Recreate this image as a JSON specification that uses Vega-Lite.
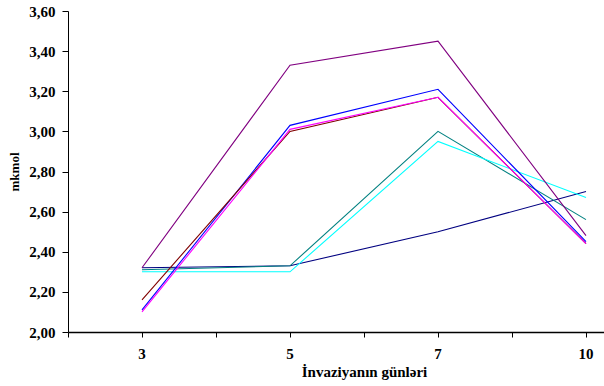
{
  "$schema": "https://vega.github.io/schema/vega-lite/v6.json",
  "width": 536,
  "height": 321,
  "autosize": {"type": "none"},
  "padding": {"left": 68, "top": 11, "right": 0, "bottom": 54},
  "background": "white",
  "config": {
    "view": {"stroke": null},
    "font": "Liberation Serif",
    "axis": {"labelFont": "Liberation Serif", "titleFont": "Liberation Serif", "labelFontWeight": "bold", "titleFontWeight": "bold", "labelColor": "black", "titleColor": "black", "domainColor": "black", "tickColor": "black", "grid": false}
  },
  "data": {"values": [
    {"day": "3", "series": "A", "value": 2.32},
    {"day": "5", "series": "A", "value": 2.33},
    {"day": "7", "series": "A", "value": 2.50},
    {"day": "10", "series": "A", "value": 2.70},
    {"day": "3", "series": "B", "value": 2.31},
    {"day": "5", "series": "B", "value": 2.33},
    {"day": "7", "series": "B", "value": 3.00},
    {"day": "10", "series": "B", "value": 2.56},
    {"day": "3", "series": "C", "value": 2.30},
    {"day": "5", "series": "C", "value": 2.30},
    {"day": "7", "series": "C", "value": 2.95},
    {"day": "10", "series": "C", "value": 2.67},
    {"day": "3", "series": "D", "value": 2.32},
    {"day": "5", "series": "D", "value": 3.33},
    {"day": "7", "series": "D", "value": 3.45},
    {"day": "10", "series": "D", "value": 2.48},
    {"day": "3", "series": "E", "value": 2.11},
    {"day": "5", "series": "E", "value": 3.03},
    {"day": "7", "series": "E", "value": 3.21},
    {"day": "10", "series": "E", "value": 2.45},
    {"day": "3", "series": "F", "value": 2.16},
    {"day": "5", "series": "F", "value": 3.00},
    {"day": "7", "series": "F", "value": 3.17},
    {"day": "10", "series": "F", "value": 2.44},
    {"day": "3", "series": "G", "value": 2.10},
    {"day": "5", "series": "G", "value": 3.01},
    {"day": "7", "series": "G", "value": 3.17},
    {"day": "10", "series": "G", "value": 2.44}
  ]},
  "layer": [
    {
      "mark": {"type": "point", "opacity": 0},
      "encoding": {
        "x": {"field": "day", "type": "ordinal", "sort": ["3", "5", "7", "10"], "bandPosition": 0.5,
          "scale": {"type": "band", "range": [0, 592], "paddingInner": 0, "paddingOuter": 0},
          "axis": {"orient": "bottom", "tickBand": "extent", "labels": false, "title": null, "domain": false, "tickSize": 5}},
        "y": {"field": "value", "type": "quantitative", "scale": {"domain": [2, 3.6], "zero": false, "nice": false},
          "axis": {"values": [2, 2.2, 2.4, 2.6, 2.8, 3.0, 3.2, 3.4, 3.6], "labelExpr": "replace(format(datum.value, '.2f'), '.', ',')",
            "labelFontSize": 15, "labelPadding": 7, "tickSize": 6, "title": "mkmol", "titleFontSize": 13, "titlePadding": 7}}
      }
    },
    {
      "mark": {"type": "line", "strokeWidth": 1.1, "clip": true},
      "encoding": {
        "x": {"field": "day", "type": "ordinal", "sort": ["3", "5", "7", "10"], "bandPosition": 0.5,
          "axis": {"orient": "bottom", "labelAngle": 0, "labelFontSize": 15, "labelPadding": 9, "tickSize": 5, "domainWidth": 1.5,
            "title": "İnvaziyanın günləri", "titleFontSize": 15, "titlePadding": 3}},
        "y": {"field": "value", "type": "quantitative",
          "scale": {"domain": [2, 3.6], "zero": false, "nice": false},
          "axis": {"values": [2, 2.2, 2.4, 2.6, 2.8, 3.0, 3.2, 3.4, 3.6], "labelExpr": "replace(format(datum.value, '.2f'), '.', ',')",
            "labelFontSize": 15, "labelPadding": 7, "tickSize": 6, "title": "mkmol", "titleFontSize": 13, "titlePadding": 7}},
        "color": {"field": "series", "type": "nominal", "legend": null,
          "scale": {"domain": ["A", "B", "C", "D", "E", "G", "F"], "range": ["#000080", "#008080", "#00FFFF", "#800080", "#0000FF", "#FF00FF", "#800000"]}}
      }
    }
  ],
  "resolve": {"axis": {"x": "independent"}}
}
-- -- --
### [Problem requirements]
Repeat the data exactly, excluding the pictures.

### [Full solution]
Recreate this image as a JSON specification that uses Vega-Lite.
{
  "$schema": "https://vega.github.io/schema/vega-lite/v6.json",
  "width": 536,
  "height": 321,
  "autosize": {"type": "none"},
  "padding": {"left": 68, "top": 11, "right": 0, "bottom": 54},
  "background": "white",
  "config": {
    "view": {"stroke": null},
    "font": "Liberation Serif",
    "axis": {"labelFont": "Liberation Serif", "titleFont": "Liberation Serif", "labelFontWeight": "bold", "titleFontWeight": "bold", "labelColor": "black", "titleColor": "black", "domainColor": "black", "tickColor": "black", "grid": false}
  },
  "data": {"values": [
    {"day": "3", "series": "A", "value": 2.32},
    {"day": "5", "series": "A", "value": 2.33},
    {"day": "7", "series": "A", "value": 2.50},
    {"day": "10", "series": "A", "value": 2.70},
    {"day": "3", "series": "B", "value": 2.31},
    {"day": "5", "series": "B", "value": 2.33},
    {"day": "7", "series": "B", "value": 3.00},
    {"day": "10", "series": "B", "value": 2.56},
    {"day": "3", "series": "C", "value": 2.30},
    {"day": "5", "series": "C", "value": 2.30},
    {"day": "7", "series": "C", "value": 2.95},
    {"day": "10", "series": "C", "value": 2.67},
    {"day": "3", "series": "D", "value": 2.32},
    {"day": "5", "series": "D", "value": 3.33},
    {"day": "7", "series": "D", "value": 3.45},
    {"day": "10", "series": "D", "value": 2.48},
    {"day": "3", "series": "E", "value": 2.11},
    {"day": "5", "series": "E", "value": 3.03},
    {"day": "7", "series": "E", "value": 3.21},
    {"day": "10", "series": "E", "value": 2.45},
    {"day": "3", "series": "F", "value": 2.16},
    {"day": "5", "series": "F", "value": 3.00},
    {"day": "7", "series": "F", "value": 3.17},
    {"day": "10", "series": "F", "value": 2.44},
    {"day": "3", "series": "G", "value": 2.10},
    {"day": "5", "series": "G", "value": 3.01},
    {"day": "7", "series": "G", "value": 3.17},
    {"day": "10", "series": "G", "value": 2.44}
  ]},
  "layer": [
    {
      "mark": {"type": "point", "opacity": 0},
      "encoding": {
        "x": {"field": "day", "type": "ordinal", "sort": ["3", "5", "7", "10"], "bandPosition": 0.5,
          "scale": {"type": "band", "range": [0, 592], "paddingInner": 0, "paddingOuter": 0},
          "axis": {"orient": "bottom", "tickBand": "extent", "labels": false, "title": null, "domain": false, "tickSize": 5}},
        "y": {"field": "value", "type": "quantitative", "scale": {"domain": [2, 3.6], "zero": false, "nice": false},
          "axis": {"values": [2, 2.2, 2.4, 2.6, 2.8, 3.0, 3.2, 3.4, 3.6], "labelExpr": "replace(format(datum.value, '.2f'), '.', ',')",
            "labelFontSize": 15, "labelPadding": 7, "tickSize": 6, "title": "mkmol", "titleFontSize": 13, "titlePadding": 7}}
      }
    },
    {
      "mark": {"type": "line", "strokeWidth": 1.1, "clip": true},
      "encoding": {
        "x": {"field": "day", "type": "ordinal", "sort": ["3", "5", "7", "10"], "bandPosition": 0.5,
          "axis": {"orient": "bottom", "labelAngle": 0, "labelFontSize": 15, "labelPadding": 9, "tickSize": 5, "domainWidth": 1.5,
            "title": "İnvaziyanın günləri", "titleFontSize": 15, "titlePadding": 3}},
        "y": {"field": "value", "type": "quantitative",
          "scale": {"domain": [2, 3.6], "zero": false, "nice": false},
          "axis": {"values": [2, 2.2, 2.4, 2.6, 2.8, 3.0, 3.2, 3.4, 3.6], "labelExpr": "replace(format(datum.value, '.2f'), '.', ',')",
            "labelFontSize": 15, "labelPadding": 7, "tickSize": 6, "title": "mkmol", "titleFontSize": 13, "titlePadding": 7}},
        "color": {"field": "series", "type": "nominal", "legend": null,
          "scale": {"domain": ["A", "B", "C", "D", "E", "G", "F"], "range": ["#000080", "#008080", "#00FFFF", "#800080", "#0000FF", "#FF00FF", "#800000"]}}
      }
    }
  ],
  "resolve": {"axis": {"x": "independent"}}
}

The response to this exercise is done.